A MAN who was in charge of a potential £40,000 cannabis farm at a house in Great Harwood is behind bars for 22 weeks.
Burnley Crown Court heard Anthony McCombs, 33, was said to have been ‘ensnared’ when he was homeless and vulnerable.
He expected to get £15,000 for his services after two years, as well as a roof over his head, but ended up calling police instead, because he claimed he received death threats.
McCombs, who has mental health issues and is now said to be suicidal, was said by his counsel to have been the gardener for the 100-plant enterprise at a property rented for the purpose on Lewis Street.
He was arrested on May 27, when he contacted police. The defendant had admitted producing cannabis and had been committed for sentence by magistrates.
He was sent to jail after a judge said he must have known the sort of risks he was taking.
Stephen Parker, prosecuting, said McCombs told police he had been growing 80 plants for a man he owed £30,000 to.
The defendant claimed the man had threatened to kill him when he told him he no longer wanted to be involved, and he believed it. That was why he had called the police. Mr Parker said police went to the house, the locks had been changed.

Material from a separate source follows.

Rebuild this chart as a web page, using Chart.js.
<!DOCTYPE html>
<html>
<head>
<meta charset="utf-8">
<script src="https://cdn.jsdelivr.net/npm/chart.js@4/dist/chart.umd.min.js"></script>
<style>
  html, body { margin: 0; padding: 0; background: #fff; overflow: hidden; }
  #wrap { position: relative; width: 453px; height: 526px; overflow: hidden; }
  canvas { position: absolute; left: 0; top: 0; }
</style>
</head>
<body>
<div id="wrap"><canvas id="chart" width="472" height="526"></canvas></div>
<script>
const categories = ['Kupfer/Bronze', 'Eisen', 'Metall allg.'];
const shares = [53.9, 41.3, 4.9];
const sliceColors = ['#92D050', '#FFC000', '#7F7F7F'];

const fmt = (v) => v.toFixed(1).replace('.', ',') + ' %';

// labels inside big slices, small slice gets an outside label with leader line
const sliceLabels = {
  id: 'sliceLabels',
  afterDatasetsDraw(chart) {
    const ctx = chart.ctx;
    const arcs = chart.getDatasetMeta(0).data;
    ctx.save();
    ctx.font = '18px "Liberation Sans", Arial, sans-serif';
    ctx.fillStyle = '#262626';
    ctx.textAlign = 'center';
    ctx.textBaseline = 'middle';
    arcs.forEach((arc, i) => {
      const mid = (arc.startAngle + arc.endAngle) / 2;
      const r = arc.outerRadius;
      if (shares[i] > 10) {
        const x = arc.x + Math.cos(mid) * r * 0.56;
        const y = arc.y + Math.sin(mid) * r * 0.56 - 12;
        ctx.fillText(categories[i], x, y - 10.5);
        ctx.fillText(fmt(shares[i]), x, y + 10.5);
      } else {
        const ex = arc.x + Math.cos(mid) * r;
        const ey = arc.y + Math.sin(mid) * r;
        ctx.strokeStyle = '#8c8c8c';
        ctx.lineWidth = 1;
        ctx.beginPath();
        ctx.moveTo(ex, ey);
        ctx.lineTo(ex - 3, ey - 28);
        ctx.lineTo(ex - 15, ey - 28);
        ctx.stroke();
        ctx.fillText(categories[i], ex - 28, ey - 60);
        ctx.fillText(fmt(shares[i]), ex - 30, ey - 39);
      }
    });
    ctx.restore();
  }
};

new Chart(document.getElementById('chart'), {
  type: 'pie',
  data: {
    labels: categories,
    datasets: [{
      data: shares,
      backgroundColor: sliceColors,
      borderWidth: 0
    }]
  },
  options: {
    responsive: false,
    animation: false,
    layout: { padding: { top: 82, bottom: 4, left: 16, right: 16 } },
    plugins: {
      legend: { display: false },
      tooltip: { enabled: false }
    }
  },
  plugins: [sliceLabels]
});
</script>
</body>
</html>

Police found 100 cannabis plants which could have yielded drugs worth £40,000 on the streets.
The defendant had a criminal record, but no previous convictions for drugs.
McCombs’s barrister said he had been ‘hopelessly addicted’ to various illicit substances when he got involved in what he understood was a gardener’s role, against his better judgement.
The defendant, who paid all the bills at the property, had played no role in furtherance of the operation.
Judge Graham Knowles, QC, told the defendant: “Your role was not only to grow these things, but to be the front man, to take the consequences if the balloon went up.
“You say that you had grown two previous crops that had been stolen and you took the consequences for those you were working for.”